"My relationship with illustration as a craft has had its ups and downs. Only last year, I remember telling a few friends how it had ceased to fascinate me, and wasn't something I would necessarily pursue. Back then, I knew how to digitally illustrate, but only at a very surface level - I had barely begun to explore. Fast forward to 2020, and I now seemingly live to draw.
Under lockdown, I had decided to explore a bunch of career options - I wrote, designed, and completed a fine arts portfolio (anything other than what concerned my Fashion Design degree). After a while, I had narrowed down to graphic design and illustration, and am now actively learning from scratch. It is a tremendously lonely experience to learn by yourself. No matter how many people you ask for advice, and how many people will encourage you and call you and your work fantastic (all which I am thankful for!) - in the end, tackling a new skill is purely your own battle. I had decided to pick up digital illustration again first, as it seemed like familiar territory. After a lot of struggling and honing, I am now at a place where I can clock my progress. These shiny stories of success really do have the most mundane backstories. It really is about getting up to do something, no matter how small, but everyday.
As I spend more time in North India, I realise how my life in Cochin was a time to be treasured. I will never forget how I once excitedly clicked pictures of palm trees last year at one of my fashion shoot locations, when it hit me that I have actually spent most of my life growing up with them right in my backyard. It was strange realising that the distance from home was not only physical, but mental as well. The lockdown at the start was a period of utter cluelessness, and drawing home - to reminisce, to miss, to learn, to connect - felt right.
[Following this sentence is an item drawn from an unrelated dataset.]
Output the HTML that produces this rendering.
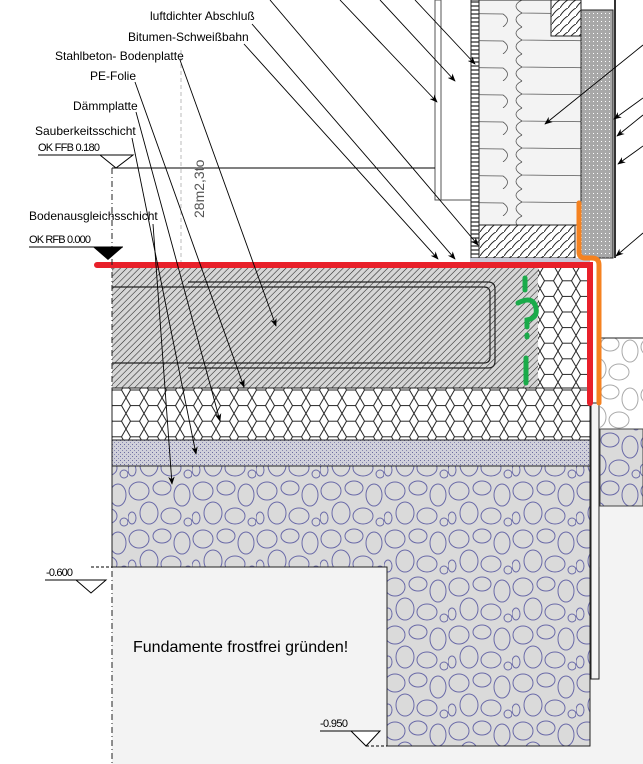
<!DOCTYPE html>
<html><head><meta charset="utf-8"><style>
html,body{margin:0;padding:0;background:#fff;}
svg{display:block;font-family:"Liberation Sans",sans-serif;}
</style></head><body>
<svg width="643" height="764" viewBox="0 0 643 764" xmlns="http://www.w3.org/2000/svg">
<defs>
<pattern id="hatch" width="4.5" height="4.5" patternUnits="userSpaceOnUse" patternTransform="rotate(45)">
<rect width="5" height="5" fill="#d6d6d6"/><line x1="0" y1="0" x2="0" y2="4.5" stroke="#222" stroke-width="1.1"/>
</pattern>
<pattern id="hex" width="18" height="15.6" patternUnits="userSpaceOnUse">
<rect width="18" height="15.6" fill="#fff"/>
<path d="M0 7.8 L4.5 0 L13.5 0 L18 7.8 L13.5 15.6 L4.5 15.6 Z" fill="none" stroke="#222" stroke-width="1"/>
</pattern>
<pattern id="sand" width="4" height="4" patternUnits="userSpaceOnUse">
<rect width="4" height="4" fill="#d0d0da"/><rect x="0" y="0" width="1" height="1" fill="#6c6ca0"/><rect x="2" y="2" width="1" height="1" fill="#8888b0"/>
</pattern>
<pattern id="gravel" width="64" height="48" patternUnits="userSpaceOnUse">
<rect width="64" height="48" fill="#dadada"/>
<g fill="none" stroke="#6a6aa8" stroke-width="1">
<ellipse cx="11" cy="11" rx="10" ry="9"/><ellipse cx="34" cy="8" rx="9" ry="7"/><ellipse cx="54" cy="15" rx="8" ry="11"/>
<ellipse cx="21" cy="33" rx="9" ry="11"/><ellipse cx="43" cy="36" rx="10" ry="8"/><ellipse cx="4" cy="38" rx="4" ry="6"/>
<ellipse cx="60" cy="42" rx="4" ry="4"/>
</g></pattern>
<pattern id="gravel2" width="64" height="48" patternUnits="userSpaceOnUse">
<rect width="64" height="48" fill="#fff"/>
<g fill="none" stroke="#aaa" stroke-width="1">
<ellipse cx="11" cy="11" rx="10" ry="9"/><ellipse cx="34" cy="8" rx="9" ry="7"/><ellipse cx="54" cy="15" rx="8" ry="11"/>
<ellipse cx="21" cy="33" rx="9" ry="11"/><ellipse cx="43" cy="36" rx="10" ry="8"/></g></pattern>
<pattern id="dots" width="4" height="4" patternUnits="userSpaceOnUse">
<rect width="4" height="4" fill="#a8a8a8"/><rect x="1" y="1" width="1" height="1" fill="#fff"/>
</pattern>
<pattern id="ins" width="102" height="27" patternUnits="userSpaceOnUse">
<rect width="102" height="27" fill="#f3f3f3"/>
<path d="M12 0 Q0 6 12 13 L95 14 Q104 20 95 27" fill="none" stroke="#555" stroke-width="0.8"/>
<path d="M12 13 Q0 19 12 27" fill="none" stroke="#555" stroke-width="0.8"/>
</pattern>
<pattern id="wood" width="8" height="8" patternUnits="userSpaceOnUse">
<rect width="8" height="8" fill="#fff"/><path d="M0 8 Q4 2 8 0" stroke="#222" fill="none"/></pattern>
<pattern id="batten" width="8" height="4" patternUnits="userSpaceOnUse">
<rect width="8" height="4" fill="#fff"/><line x1="0" y1="2" x2="8" y2="2" stroke="#222" stroke-width="1.2"/></pattern>
<marker id="ar" viewBox="0 0 10 10" refX="9" refY="5" markerWidth="9" markerHeight="9" orient="auto"><path d="M0 1 L10 5 L0 9 L3 5Z" fill="#000"/></marker>
</defs>

<rect x="112" y="567" width="531" height="197" fill="#f3f3f3"/>
<rect x="600" y="506" width="43" height="70" fill="#f3f3f3"/>

<rect x="600" y="338" width="43" height="91" fill="url(#gravel2)"/>
<line x1="600" y1="338" x2="643" y2="338" stroke="#222"/>
<rect x="600" y="429" width="43" height="77" fill="url(#gravel)" stroke="#444"/>

<rect x="112" y="268" width="476" height="120" fill="url(#hatch)"/>
<rect x="538" y="268" width="50" height="120" fill="url(#hex)"/>
<path d="M188 282 H488 Q495 282 495 289 V361 Q495 368 488 368 H188" fill="none" stroke="#222" stroke-width="1.2"/>
<path d="M112 287 H484 Q490 287 490 293 V357 Q490 363 484 363 H112" fill="none" stroke="#222" stroke-width="1.2"/>
<rect x="112" y="388" width="478" height="52" fill="url(#hex)" stroke="#222"/>
<rect x="112" y="440" width="478" height="26" fill="url(#sand)" stroke="#222"/>
<path d="M112 466 H590 V746 H387 V567 H112 Z" fill="url(#gravel)" stroke="#222"/>
<rect x="591" y="403" width="8" height="276" fill="#f4f4f4" stroke="#222"/>

<rect x="435" y="0" width="6" height="200" fill="#fff" stroke="#555"/>
<line x1="441" y1="200" x2="472" y2="200" stroke="#555"/>
<line x1="112" y1="168" x2="435" y2="168" stroke="#000"/>
<rect x="471" y="0" width="8" height="258" fill="url(#batten)" stroke="#222"/>
<rect x="479" y="0" width="102" height="225" fill="url(#ins)" stroke="#222"/>
<rect x="551" y="0" width="30" height="36" fill="url(#wood)" stroke="#222"/>
<rect x="479" y="225" width="96" height="33" fill="url(#wood)" stroke="#222"/>
<rect x="581" y="10" width="32" height="248" fill="url(#dots)" stroke="#222"/>
<line x1="615" y1="0" x2="615" y2="258" stroke="#333" stroke-width="2"/>
<rect x="470" y="258" width="120" height="6" fill="#c8c8d8"/>

<path d="M97 265 H590 V403" fill="none" stroke="#e8202a" stroke-width="6" stroke-linecap="round"/>
<path d="M579 203 V252 Q579 258 585 258 H592 Q599 258 599 265 V403" fill="none" stroke="#f58220" stroke-width="5" stroke-linecap="round"/>
<g stroke="#1aab4a" stroke-width="5" stroke-linecap="round" fill="none">
<line x1="525" y1="278" x2="525" y2="290"/>
<path d="M518 303 Q533 295 536 308 Q538 318 527 320 L527 327"/>
<line x1="527" y1="335" x2="527" y2="337"/>
<line x1="526" y1="358" x2="526" y2="383"/>
</g>

<line x1="112" y1="168" x2="112" y2="764" stroke="#222" stroke-dasharray="6,3,1,3"/>
<line x1="181" y1="50" x2="181" y2="262" stroke="#bbb" stroke-dasharray="4,3"/>
<text x="204" y="218" font-size="14" fill="#555" transform="rotate(-90 204 218)">28m2,3to</text>

<g font-size="12" fill="#000">
<text x="150" y="20">luftdichter Abschluß</text>
<text x="128" y="41">Bitumen-Schweißbahn</text>
<text x="55" y="60">Stahlbeton- Bodenplatte</text>
<text x="90" y="80">PE-Folie</text>
<text x="73" y="110">Dämmplatte</text>
<text x="35" y="135">Sauberkeitsschicht</text>
<text x="29" y="220">Bodenausgleichsschicht</text>
</g>
<g font-size="11" fill="#000">
<text x="38" y="151" textLength="62">OK FFB 0.180</text>
<text x="29" y="243" textLength="62">OK RFB 0.000</text>
<text x="46" y="576" textLength="27">-0.600</text>
<text x="320" y="727" textLength="28">-0.950</text>
</g>
<line x1="38" y1="155" x2="133" y2="155" stroke="#000"/>
<path d="M100 155 L133 155 L116 168 Z" fill="#fff" stroke="#000"/>
<line x1="29" y1="247" x2="123" y2="247" stroke="#000"/>
<path d="M93 247 L123 247 L108 260 Z" fill="#000"/>
<line x1="45" y1="580" x2="106" y2="580" stroke="#000"/>
<path d="M76 580 L106 580 L91 593 Z" fill="#fff" stroke="#000"/>
<line x1="91" y1="567" x2="112" y2="567" stroke="#000" stroke-dasharray="3,2"/>
<line x1="320" y1="731" x2="380" y2="731" stroke="#000"/>
<path d="M351 731 L380 731 L366 746 Z" fill="#fff" stroke="#000"/>
<line x1="366" y1="746" x2="387" y2="746" stroke="#000" stroke-dasharray="3,2"/>

<text x="133" y="652" font-size="16" fill="#000">Fundamente frostfrei gründen!</text>

<g stroke="#000" stroke-width="0.9" fill="none" marker-end="url(#ar)">
<line x1="252" y1="24" x2="455" y2="259"/>
<line x1="244" y1="44" x2="438" y2="259"/>
<line x1="270" y1="0" x2="478" y2="245"/>
<line x1="180" y1="60" x2="276" y2="326"/>
<line x1="135" y1="82" x2="244" y2="387"/>
<line x1="136" y1="112" x2="220" y2="421"/>
<line x1="132" y1="138" x2="196" y2="454"/>
<line x1="153" y1="224" x2="172" y2="484"/>
<line x1="340" y1="0" x2="437" y2="102"/>
<line x1="380" y1="0" x2="455" y2="81"/>
<line x1="415" y1="0" x2="475" y2="64"/>
<line x1="643" y1="45" x2="545" y2="124"/>
<line x1="643" y1="98" x2="614" y2="119"/>
<line x1="643" y1="115" x2="617" y2="136"/>
<line x1="643" y1="146" x2="618" y2="164"/>
<line x1="643" y1="233" x2="616" y2="256"/>
</g>
</svg>
</body></html>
The illustrations are referenced from pictures I had clicked of my neighbourhood on previous trips back home. I gravitated towards warm, nostalgic evenings with my colour palette. My first illustration in the series was quick, with thick, chunky linework and a careful carelessness - and this progressed to different styles, all in the same series. The church has barely any lines in comparison - it is only bathed in light. Each line of the last piece's palm leaves were calculated, when I had every right to scribble out that mass. It was endlessly fascinating to discover how I would render each and every element of the photograph. As I drew, I would recall memories associated with whichever place I was illustrating at the time. The shopkeeper at Babu Stores is an especially kind man.
Every time I start a series, I list down what it is that I expect to learn from it. The Cochin series seems to have taught me -
1) colour
2) landscape
3) lighting
4) perspective;
and that I have enough palm trees waiting for me back home."